→ **SUPPLIED MATERIAL**:
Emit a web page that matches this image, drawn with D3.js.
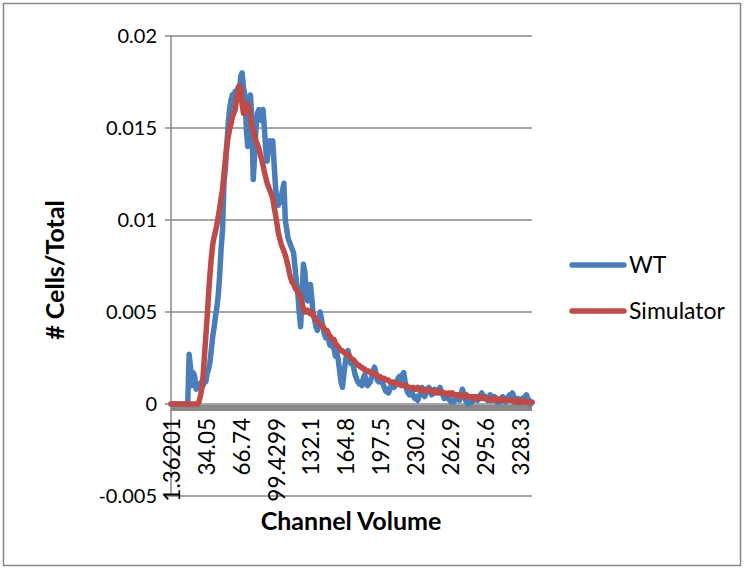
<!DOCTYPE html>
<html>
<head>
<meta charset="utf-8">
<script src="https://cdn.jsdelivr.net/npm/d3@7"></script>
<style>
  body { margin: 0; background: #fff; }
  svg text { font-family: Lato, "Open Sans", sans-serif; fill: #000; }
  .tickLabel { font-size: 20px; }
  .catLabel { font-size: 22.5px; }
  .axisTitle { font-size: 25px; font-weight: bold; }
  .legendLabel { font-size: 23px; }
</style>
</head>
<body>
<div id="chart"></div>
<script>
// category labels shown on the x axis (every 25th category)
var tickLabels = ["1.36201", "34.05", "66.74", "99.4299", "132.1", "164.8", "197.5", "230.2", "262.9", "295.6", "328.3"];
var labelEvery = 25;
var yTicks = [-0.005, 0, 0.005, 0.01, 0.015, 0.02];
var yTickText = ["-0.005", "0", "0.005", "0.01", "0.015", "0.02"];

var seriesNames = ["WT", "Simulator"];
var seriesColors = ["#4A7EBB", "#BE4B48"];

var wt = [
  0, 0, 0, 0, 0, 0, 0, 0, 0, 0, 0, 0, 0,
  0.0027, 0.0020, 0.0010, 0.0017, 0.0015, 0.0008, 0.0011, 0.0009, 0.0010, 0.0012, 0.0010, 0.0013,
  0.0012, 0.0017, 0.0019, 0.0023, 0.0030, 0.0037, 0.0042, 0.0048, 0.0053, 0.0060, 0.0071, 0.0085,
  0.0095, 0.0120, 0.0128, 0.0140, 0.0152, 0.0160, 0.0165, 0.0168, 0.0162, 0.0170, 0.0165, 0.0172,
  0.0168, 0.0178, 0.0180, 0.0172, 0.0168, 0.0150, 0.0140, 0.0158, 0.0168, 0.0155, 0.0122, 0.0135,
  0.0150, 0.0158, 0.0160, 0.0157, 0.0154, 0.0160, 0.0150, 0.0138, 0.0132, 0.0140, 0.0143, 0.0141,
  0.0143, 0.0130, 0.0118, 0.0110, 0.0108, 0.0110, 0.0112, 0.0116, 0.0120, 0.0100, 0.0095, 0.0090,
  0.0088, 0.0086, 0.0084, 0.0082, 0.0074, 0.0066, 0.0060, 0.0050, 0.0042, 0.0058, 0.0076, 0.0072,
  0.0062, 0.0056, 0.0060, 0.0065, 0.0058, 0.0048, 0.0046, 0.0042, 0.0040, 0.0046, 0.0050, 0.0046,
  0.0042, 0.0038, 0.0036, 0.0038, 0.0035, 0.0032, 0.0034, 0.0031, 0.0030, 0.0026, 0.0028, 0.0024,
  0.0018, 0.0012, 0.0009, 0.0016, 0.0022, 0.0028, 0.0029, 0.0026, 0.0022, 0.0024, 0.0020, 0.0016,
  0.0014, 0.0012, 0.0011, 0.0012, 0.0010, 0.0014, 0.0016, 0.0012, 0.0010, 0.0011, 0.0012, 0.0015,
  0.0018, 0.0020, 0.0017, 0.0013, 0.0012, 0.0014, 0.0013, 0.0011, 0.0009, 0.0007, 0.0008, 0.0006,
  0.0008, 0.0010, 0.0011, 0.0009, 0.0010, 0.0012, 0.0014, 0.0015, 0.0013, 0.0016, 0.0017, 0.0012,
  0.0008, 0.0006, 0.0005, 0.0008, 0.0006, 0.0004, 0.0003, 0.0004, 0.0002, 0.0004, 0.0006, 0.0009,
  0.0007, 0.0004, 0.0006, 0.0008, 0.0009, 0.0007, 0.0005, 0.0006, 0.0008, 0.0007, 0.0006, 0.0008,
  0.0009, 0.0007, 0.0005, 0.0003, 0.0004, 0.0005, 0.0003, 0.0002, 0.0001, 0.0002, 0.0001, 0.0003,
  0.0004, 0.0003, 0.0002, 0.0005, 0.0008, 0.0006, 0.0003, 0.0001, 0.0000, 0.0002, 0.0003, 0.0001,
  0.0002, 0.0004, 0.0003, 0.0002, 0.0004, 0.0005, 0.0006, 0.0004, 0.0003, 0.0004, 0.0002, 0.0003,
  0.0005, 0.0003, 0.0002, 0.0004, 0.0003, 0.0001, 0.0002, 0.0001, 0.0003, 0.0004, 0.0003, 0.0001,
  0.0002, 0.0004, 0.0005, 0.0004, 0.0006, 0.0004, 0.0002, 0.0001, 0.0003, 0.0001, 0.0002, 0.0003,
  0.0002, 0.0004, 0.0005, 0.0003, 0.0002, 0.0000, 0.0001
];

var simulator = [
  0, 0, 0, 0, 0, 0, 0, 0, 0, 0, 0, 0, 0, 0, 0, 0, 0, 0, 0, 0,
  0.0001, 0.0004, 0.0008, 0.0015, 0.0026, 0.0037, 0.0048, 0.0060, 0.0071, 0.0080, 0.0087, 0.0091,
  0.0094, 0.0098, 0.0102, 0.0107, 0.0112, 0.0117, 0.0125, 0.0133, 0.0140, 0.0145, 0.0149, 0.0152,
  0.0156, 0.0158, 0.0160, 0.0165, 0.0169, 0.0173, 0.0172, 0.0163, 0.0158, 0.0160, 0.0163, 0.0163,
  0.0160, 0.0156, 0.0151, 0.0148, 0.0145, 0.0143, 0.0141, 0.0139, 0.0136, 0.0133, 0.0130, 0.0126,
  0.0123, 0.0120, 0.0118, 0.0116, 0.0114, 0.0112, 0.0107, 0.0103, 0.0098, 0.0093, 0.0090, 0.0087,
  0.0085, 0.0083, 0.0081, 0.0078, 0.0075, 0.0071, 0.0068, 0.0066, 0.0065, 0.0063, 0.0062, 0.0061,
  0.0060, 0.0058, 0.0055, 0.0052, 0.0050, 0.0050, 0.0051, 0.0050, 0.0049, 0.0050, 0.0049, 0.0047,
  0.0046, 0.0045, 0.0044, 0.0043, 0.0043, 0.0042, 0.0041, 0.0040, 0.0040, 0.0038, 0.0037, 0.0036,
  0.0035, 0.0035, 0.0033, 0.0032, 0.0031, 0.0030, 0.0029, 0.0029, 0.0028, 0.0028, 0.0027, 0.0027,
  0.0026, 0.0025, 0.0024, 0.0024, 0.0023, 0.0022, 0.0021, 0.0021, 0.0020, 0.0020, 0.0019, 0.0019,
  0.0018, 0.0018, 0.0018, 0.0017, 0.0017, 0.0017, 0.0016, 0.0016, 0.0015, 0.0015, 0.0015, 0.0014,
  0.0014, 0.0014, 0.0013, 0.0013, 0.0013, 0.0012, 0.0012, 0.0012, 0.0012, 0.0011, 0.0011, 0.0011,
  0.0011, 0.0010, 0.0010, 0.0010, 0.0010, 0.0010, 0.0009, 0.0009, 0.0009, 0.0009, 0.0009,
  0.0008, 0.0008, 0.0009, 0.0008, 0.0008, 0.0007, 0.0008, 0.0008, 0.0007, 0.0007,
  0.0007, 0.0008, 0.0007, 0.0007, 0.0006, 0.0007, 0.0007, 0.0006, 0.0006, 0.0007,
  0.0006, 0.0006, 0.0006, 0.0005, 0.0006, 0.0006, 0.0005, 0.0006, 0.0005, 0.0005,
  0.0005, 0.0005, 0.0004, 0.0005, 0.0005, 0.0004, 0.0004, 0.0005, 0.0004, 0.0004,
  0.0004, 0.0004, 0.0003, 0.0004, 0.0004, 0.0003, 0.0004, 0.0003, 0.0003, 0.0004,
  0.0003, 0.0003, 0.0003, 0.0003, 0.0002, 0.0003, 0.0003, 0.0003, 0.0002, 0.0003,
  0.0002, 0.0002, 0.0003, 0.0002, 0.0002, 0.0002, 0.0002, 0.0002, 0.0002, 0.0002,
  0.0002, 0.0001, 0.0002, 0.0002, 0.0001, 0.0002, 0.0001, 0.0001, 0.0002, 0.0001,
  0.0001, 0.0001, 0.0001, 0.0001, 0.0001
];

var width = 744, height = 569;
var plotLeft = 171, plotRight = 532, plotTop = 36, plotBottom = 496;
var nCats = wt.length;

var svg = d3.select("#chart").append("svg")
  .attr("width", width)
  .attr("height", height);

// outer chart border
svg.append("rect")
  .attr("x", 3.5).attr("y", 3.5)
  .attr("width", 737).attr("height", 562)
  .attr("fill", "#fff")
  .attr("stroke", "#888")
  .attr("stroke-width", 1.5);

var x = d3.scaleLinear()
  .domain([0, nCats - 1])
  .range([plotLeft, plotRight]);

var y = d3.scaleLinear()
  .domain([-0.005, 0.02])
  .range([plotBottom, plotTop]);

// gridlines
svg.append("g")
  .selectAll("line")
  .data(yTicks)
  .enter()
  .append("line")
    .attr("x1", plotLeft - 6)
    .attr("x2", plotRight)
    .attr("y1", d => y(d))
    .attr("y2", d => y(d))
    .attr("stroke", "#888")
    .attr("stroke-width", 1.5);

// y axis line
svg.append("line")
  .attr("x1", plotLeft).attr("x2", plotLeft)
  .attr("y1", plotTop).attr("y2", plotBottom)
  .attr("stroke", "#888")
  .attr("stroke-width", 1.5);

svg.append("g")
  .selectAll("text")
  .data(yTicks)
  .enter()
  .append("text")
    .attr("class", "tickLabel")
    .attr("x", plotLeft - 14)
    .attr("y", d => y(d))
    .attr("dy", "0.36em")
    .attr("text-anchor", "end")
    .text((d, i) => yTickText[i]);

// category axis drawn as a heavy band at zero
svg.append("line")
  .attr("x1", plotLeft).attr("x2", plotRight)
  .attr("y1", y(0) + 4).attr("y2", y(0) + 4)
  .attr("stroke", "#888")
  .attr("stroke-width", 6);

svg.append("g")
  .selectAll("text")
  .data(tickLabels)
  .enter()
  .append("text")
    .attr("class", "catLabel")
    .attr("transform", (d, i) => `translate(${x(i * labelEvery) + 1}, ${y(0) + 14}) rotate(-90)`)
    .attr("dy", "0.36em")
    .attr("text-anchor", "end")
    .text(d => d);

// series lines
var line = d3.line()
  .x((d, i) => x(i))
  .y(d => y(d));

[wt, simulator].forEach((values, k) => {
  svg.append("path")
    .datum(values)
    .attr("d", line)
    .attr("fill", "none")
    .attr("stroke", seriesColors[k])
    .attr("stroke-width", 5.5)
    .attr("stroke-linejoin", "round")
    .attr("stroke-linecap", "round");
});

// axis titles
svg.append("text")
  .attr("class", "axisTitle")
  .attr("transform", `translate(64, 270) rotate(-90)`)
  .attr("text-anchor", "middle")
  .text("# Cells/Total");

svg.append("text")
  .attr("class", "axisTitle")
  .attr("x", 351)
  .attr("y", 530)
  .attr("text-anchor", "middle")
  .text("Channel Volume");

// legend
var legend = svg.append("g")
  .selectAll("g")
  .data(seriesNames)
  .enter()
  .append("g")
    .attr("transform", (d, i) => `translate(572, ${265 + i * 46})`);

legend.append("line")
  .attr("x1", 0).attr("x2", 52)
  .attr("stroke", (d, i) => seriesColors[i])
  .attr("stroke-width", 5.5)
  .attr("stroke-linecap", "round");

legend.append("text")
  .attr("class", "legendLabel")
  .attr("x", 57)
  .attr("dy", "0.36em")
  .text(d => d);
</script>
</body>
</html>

---

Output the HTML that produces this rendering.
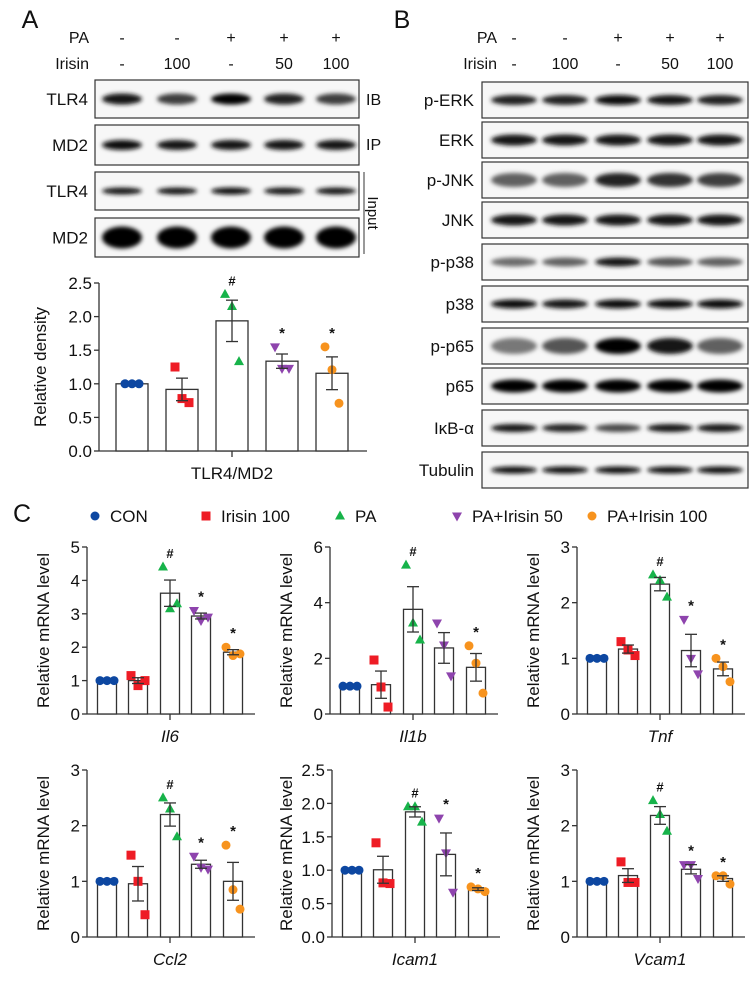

--

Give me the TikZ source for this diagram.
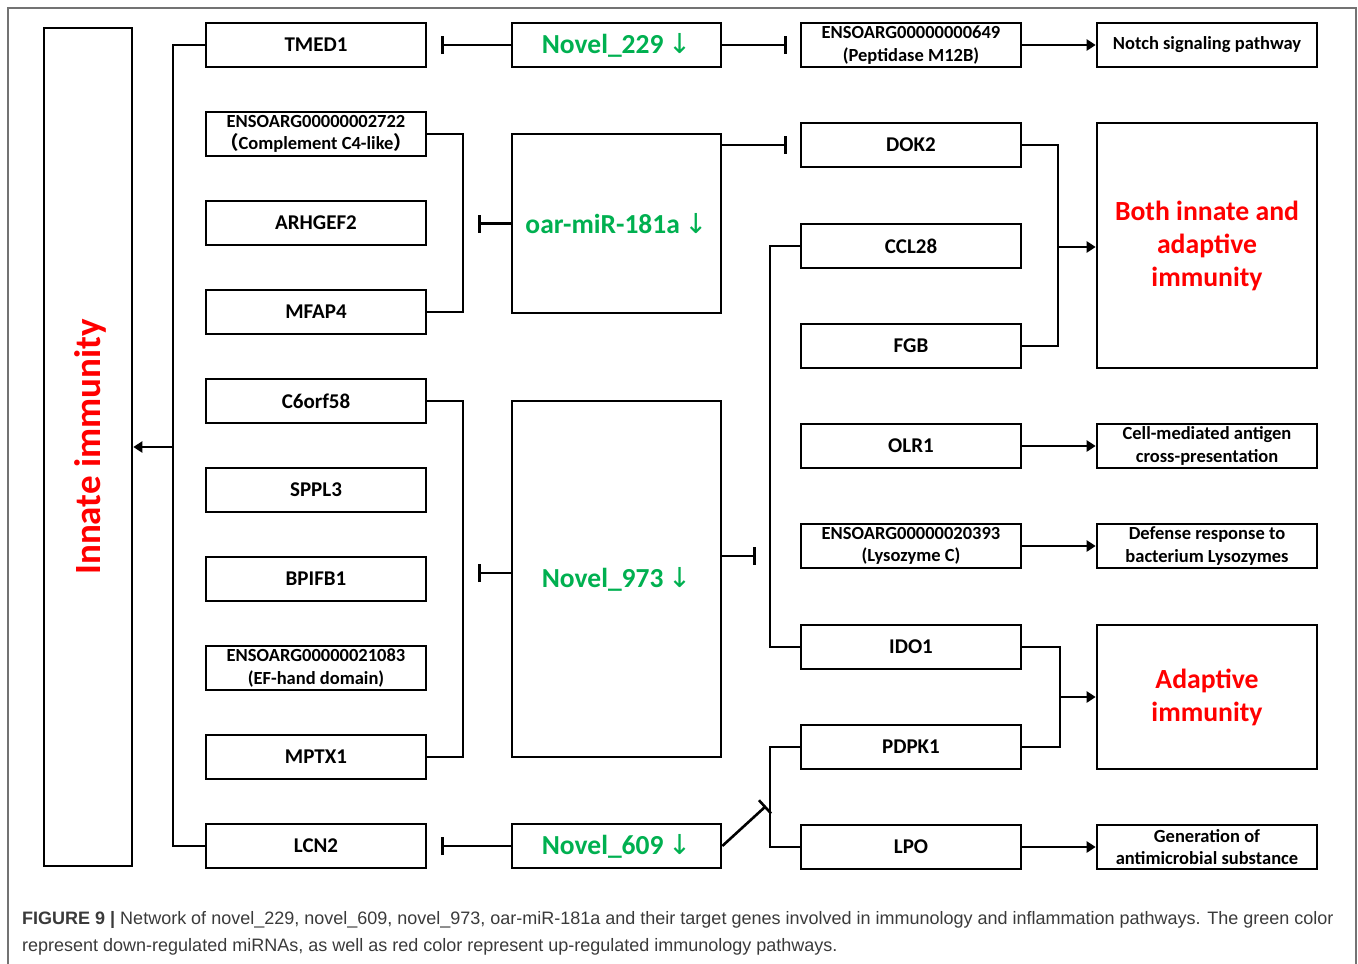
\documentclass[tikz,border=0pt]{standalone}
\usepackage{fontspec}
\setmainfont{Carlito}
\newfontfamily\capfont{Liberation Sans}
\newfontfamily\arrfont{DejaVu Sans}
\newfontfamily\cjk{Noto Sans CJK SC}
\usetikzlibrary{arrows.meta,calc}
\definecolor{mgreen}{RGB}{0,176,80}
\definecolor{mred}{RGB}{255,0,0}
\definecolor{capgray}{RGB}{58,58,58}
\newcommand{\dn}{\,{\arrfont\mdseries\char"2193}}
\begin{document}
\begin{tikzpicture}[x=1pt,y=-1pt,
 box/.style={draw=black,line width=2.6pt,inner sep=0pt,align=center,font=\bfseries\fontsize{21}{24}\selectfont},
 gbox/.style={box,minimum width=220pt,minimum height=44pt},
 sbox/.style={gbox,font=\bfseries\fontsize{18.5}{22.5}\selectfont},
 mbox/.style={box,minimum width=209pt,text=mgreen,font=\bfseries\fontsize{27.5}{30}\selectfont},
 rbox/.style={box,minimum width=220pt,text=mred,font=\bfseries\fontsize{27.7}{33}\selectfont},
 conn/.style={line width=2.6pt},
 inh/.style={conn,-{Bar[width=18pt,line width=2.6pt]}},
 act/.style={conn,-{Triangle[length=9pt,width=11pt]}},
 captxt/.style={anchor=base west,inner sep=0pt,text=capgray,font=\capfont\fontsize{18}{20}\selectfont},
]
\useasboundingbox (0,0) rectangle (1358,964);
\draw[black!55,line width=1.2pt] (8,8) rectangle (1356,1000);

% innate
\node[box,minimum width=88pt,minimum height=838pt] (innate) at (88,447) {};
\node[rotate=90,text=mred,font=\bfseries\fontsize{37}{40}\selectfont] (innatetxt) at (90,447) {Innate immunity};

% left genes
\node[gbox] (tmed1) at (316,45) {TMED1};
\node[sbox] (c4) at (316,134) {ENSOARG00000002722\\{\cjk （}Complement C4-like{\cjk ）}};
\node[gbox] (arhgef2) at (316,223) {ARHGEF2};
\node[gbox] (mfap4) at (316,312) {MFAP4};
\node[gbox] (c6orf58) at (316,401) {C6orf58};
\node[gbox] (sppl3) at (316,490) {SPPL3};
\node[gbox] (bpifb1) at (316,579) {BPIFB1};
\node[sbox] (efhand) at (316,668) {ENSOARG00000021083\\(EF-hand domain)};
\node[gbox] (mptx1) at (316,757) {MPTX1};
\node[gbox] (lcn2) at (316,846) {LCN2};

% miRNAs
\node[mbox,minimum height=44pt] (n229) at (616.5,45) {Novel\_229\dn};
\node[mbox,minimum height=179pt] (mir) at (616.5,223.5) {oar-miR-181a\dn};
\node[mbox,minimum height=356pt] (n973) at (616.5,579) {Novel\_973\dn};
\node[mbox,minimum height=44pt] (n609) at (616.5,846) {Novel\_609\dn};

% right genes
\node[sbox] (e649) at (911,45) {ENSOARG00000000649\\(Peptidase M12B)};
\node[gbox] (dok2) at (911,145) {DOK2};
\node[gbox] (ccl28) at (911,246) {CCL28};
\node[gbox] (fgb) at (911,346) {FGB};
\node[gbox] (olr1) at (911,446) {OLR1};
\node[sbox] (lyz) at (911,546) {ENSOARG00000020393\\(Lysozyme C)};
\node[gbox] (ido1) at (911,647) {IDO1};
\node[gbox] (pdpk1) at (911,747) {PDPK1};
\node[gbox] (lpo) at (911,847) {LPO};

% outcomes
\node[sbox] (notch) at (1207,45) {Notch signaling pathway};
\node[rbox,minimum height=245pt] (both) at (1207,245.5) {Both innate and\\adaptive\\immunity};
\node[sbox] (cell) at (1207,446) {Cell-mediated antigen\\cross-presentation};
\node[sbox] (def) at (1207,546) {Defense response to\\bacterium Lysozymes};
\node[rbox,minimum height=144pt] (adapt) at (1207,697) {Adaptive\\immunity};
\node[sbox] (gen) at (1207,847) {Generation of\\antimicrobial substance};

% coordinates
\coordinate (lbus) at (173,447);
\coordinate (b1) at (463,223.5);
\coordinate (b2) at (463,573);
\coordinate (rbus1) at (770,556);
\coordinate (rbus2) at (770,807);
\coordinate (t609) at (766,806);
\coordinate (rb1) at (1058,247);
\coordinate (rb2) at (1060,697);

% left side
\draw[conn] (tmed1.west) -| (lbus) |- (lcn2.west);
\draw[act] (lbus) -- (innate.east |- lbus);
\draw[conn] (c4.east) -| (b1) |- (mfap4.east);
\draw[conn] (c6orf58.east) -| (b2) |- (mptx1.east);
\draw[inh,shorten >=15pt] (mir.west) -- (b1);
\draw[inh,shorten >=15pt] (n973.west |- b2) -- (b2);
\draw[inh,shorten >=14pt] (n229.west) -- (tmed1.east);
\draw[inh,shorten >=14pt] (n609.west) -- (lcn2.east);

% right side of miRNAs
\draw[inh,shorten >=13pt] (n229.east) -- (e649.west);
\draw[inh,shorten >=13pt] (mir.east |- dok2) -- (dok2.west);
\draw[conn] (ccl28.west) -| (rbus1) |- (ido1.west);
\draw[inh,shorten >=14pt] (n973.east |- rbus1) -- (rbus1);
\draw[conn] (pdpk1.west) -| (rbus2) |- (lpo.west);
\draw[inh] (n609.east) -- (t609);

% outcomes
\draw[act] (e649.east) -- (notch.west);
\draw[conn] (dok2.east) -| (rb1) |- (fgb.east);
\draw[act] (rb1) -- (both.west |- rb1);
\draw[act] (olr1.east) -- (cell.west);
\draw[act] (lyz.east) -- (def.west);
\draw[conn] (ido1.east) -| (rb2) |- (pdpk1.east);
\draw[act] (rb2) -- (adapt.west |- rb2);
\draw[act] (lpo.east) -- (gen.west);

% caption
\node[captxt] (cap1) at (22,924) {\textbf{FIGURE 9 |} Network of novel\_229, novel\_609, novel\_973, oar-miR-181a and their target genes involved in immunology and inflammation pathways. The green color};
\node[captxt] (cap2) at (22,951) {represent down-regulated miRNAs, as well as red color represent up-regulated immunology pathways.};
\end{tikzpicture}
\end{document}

→ **SET PROBLEM**: Give again, word for word, the lines from the one that contains "Give me the TikZ source for this diagram." to the one that contains "(lcn2) at (316,846)", both included. Omit the pictures.

→ **RESPONSE TO THE TASK**:
Give me the TikZ source for this diagram.
\documentclass[tikz,border=0pt]{standalone}
\usepackage{fontspec}
\setmainfont{Carlito}
\newfontfamily\capfont{Liberation Sans}
\newfontfamily\arrfont{DejaVu Sans}
\newfontfamily\cjk{Noto Sans CJK SC}
\usetikzlibrary{arrows.meta,calc}
\definecolor{mgreen}{RGB}{0,176,80}
\definecolor{mred}{RGB}{255,0,0}
\definecolor{capgray}{RGB}{58,58,58}
\newcommand{\dn}{\,{\arrfont\mdseries\char"2193}}
\begin{document}
\begin{tikzpicture}[x=1pt,y=-1pt,
 box/.style={draw=black,line width=2.6pt,inner sep=0pt,align=center,font=\bfseries\fontsize{21}{24}\selectfont},
 gbox/.style={box,minimum width=220pt,minimum height=44pt},
 sbox/.style={gbox,font=\bfseries\fontsize{18.5}{22.5}\selectfont},
 mbox/.style={box,minimum width=209pt,text=mgreen,font=\bfseries\fontsize{27.5}{30}\selectfont},
 rbox/.style={box,minimum width=220pt,text=mred,font=\bfseries\fontsize{27.7}{33}\selectfont},
 conn/.style={line width=2.6pt},
 inh/.style={conn,-{Bar[width=18pt,line width=2.6pt]}},
 act/.style={conn,-{Triangle[length=9pt,width=11pt]}},
 captxt/.style={anchor=base west,inner sep=0pt,text=capgray,font=\capfont\fontsize{18}{20}\selectfont},
]
\useasboundingbox (0,0) rectangle (1358,964);
\draw[black!55,line width=1.2pt] (8,8) rectangle (1356,1000);

% innate
\node[box,minimum width=88pt,minimum height=838pt] (innate) at (88,447) {};
\node[rotate=90,text=mred,font=\bfseries\fontsize{37}{40}\selectfont] (innatetxt) at (90,447) {Innate immunity};

% left genes
\node[gbox] (tmed1) at (316,45) {TMED1};
\node[sbox] (c4) at (316,134) {ENSOARG00000002722\\{\cjk （}Complement C4-like{\cjk ）}};
\node[gbox] (arhgef2) at (316,223) {ARHGEF2};
\node[gbox] (mfap4) at (316,312) {MFAP4};
\node[gbox] (c6orf58) at (316,401) {C6orf58};
\node[gbox] (sppl3) at (316,490) {SPPL3};
\node[gbox] (bpifb1) at (316,579) {BPIFB1};
\node[sbox] (efhand) at (316,668) {ENSOARG00000021083\\(EF-hand domain)};
\node[gbox] (mptx1) at (316,757) {MPTX1};
\node[gbox] (lcn2) at (316,846) {LCN2};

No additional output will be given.